**EXERCISE INPUTS**
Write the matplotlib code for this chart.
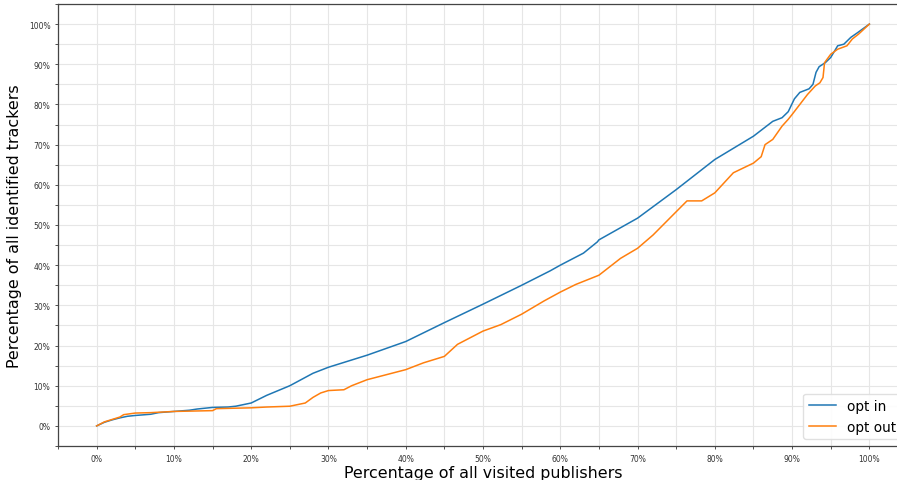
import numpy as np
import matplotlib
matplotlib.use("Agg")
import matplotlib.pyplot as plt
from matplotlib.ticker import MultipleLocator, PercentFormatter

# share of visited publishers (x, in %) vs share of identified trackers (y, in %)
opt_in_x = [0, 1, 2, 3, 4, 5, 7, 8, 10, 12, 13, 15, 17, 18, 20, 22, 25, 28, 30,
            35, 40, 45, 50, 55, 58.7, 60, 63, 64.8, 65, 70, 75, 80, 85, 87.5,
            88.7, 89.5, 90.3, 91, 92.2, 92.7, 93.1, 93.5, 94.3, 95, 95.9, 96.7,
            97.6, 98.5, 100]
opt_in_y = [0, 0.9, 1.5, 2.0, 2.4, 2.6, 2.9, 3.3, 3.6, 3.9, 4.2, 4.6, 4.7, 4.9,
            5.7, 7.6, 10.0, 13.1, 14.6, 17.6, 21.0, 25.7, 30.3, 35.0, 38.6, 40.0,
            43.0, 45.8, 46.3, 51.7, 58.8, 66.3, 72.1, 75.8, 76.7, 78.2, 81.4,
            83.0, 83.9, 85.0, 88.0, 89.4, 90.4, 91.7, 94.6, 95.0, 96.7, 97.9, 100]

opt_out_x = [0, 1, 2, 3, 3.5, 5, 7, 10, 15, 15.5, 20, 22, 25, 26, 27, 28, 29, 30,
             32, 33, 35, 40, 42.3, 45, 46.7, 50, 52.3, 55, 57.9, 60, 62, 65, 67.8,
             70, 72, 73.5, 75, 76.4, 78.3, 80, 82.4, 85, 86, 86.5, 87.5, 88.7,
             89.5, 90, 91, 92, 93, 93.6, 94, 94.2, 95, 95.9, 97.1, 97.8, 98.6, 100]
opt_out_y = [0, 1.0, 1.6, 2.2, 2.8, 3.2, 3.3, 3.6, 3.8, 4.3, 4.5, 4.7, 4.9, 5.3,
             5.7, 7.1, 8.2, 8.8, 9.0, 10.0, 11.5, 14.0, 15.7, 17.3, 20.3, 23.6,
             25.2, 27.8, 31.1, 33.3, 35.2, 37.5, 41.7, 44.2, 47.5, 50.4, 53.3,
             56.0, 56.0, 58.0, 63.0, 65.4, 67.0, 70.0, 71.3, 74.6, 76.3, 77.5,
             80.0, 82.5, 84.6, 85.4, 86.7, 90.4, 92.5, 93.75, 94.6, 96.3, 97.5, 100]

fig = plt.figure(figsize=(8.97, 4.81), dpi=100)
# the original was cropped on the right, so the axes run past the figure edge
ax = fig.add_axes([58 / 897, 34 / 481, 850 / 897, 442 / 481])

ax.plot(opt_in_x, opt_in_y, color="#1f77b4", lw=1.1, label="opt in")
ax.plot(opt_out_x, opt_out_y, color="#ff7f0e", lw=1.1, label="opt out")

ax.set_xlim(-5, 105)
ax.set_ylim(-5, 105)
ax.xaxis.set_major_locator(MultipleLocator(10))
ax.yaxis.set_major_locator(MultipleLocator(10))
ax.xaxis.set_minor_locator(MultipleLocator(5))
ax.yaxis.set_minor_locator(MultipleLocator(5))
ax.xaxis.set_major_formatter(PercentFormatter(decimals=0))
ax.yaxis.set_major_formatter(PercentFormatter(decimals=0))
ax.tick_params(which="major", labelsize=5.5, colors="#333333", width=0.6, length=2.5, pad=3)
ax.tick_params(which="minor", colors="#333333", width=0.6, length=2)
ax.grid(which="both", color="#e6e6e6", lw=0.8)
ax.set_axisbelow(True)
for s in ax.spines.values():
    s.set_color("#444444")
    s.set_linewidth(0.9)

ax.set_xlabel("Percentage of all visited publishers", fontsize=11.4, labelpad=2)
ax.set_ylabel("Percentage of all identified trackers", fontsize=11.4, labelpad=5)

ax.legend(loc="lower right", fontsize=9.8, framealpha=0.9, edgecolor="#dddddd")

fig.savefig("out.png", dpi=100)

* * *

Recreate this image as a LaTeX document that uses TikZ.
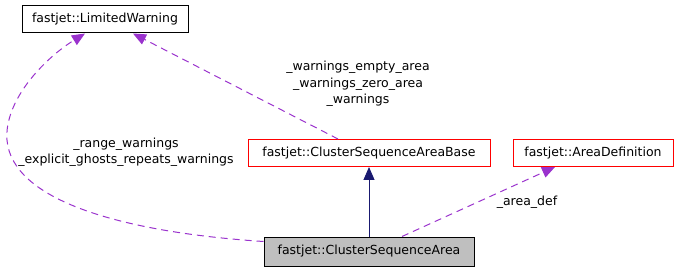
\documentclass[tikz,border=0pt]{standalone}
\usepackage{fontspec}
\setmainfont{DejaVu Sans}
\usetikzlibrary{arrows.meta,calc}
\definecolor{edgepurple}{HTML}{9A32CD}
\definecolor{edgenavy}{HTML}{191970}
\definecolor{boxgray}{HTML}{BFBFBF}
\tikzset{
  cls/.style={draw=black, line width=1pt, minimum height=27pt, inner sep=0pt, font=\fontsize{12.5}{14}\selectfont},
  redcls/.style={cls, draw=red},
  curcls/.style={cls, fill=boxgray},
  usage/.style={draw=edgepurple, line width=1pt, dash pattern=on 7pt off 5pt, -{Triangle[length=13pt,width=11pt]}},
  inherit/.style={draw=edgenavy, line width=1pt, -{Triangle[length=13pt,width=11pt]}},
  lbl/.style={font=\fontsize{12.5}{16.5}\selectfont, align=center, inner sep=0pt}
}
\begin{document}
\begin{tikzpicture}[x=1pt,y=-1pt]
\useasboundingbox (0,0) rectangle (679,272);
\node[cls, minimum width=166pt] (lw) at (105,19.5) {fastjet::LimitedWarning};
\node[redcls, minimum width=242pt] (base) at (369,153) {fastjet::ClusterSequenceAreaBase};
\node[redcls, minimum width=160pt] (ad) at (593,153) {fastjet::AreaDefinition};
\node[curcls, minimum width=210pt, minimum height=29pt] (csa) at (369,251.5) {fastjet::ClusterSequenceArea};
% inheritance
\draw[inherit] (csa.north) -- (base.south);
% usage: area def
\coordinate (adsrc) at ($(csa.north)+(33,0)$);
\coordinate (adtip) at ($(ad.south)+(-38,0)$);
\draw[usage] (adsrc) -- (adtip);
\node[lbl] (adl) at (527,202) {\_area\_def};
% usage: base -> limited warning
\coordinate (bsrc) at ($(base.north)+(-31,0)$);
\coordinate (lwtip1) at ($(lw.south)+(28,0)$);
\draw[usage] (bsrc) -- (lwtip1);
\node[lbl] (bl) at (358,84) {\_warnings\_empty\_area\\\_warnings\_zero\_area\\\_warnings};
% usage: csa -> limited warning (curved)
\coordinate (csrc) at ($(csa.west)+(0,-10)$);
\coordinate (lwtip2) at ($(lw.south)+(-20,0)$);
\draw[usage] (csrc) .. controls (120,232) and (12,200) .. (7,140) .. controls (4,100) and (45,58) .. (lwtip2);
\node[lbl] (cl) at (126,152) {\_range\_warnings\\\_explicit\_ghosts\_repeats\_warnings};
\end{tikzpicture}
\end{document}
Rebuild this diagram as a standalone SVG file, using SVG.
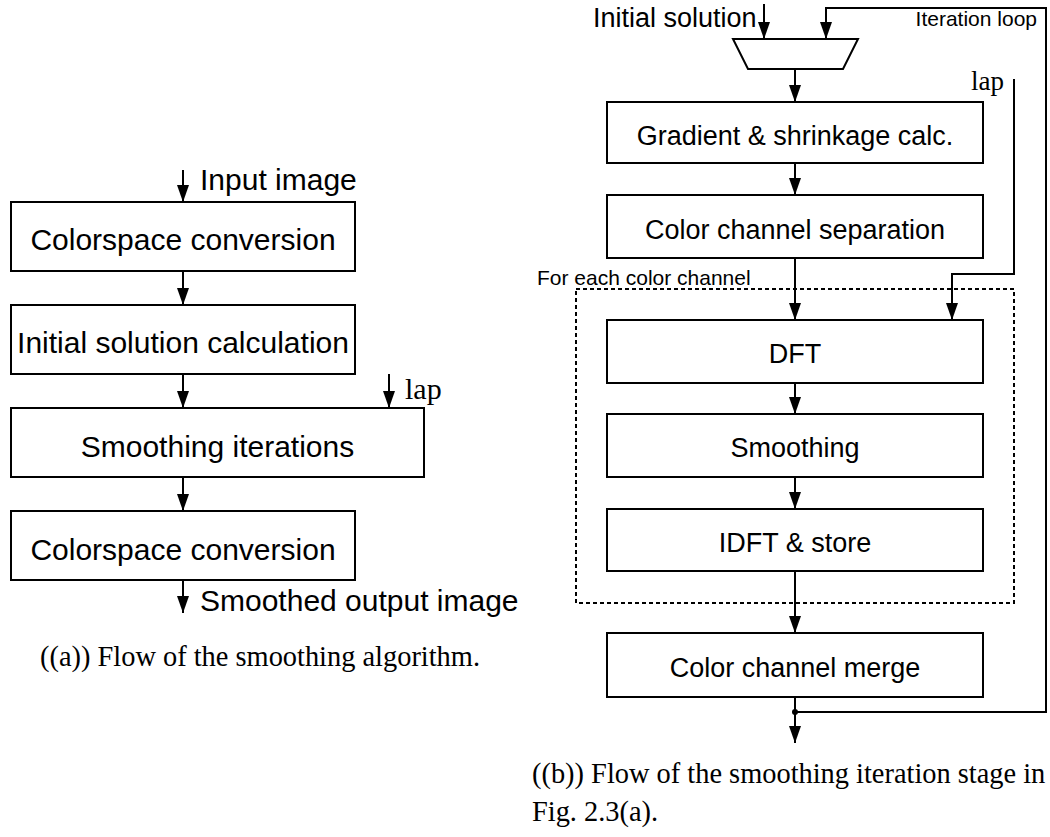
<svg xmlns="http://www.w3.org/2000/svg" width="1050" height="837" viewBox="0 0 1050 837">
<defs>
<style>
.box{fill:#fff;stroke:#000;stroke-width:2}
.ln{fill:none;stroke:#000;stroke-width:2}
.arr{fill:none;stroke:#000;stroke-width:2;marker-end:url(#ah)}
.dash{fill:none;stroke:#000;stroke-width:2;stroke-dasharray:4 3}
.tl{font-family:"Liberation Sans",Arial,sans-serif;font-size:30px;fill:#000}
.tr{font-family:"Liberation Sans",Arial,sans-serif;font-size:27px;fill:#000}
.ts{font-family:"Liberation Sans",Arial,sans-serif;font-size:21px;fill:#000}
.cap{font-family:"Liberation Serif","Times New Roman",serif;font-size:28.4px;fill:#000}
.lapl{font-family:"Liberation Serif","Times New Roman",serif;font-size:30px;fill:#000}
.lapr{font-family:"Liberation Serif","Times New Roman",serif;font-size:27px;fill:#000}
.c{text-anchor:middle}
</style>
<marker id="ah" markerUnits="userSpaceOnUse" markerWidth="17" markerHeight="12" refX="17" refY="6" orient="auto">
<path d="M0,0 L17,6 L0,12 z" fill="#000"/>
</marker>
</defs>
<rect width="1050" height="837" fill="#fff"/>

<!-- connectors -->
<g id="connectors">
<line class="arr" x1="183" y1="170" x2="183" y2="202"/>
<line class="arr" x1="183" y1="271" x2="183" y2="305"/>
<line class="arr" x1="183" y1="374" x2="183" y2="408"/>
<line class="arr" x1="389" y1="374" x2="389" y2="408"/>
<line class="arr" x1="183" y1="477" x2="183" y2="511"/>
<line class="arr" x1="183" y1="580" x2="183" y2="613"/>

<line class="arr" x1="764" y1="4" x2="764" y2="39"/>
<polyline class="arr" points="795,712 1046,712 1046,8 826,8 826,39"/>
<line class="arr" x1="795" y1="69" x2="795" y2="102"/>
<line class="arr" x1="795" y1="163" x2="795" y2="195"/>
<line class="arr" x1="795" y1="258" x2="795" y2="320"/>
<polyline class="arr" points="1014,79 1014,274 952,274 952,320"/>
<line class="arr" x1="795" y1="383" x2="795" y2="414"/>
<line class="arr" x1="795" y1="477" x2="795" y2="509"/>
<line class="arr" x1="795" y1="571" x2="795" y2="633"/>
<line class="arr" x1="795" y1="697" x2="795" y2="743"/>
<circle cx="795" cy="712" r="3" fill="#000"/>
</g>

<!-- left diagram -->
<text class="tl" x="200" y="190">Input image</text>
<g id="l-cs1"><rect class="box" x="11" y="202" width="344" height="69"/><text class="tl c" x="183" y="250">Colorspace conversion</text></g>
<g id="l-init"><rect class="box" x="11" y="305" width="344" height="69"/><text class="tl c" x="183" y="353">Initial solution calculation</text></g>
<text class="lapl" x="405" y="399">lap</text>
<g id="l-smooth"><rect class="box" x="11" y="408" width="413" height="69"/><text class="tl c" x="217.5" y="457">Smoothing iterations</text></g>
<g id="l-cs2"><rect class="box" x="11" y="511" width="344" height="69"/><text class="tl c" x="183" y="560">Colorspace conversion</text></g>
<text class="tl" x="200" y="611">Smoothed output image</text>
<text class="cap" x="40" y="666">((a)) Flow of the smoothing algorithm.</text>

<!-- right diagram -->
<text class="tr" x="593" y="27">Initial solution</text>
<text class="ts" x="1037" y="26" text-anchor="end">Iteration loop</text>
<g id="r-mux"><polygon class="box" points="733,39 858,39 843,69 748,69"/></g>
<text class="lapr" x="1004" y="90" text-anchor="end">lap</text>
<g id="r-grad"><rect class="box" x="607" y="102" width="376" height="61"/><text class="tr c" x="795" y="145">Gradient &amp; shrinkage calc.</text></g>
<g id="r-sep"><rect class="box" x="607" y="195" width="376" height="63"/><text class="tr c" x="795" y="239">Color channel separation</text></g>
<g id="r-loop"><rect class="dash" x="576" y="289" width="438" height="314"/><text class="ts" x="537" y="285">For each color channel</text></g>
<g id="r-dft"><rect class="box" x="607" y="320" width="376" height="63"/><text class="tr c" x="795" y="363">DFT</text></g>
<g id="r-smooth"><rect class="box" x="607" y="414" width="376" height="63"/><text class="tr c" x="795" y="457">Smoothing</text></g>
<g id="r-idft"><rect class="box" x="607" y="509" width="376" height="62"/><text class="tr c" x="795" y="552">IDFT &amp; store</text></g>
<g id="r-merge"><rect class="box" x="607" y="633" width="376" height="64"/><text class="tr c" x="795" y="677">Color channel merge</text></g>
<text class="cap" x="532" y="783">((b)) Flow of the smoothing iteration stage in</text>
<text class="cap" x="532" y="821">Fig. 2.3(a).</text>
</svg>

==

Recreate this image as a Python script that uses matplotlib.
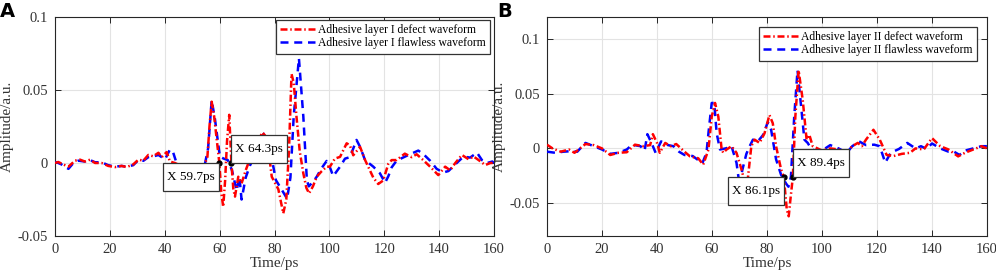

**PROBLEM**
Exactly as they stand, quote the lines beginning with the one that contains "Write the matplotlib code for this chart." and ending with the one that contains "from matplotlib.ticker import", with no pictures.

**SOLVED PROBLEM**
Write the matplotlib code for this chart.
import numpy as np
import matplotlib
matplotlib.use("Agg")
import matplotlib.pyplot as plt
from matplotlib.ticker import MultipleLocator, PercentFormatter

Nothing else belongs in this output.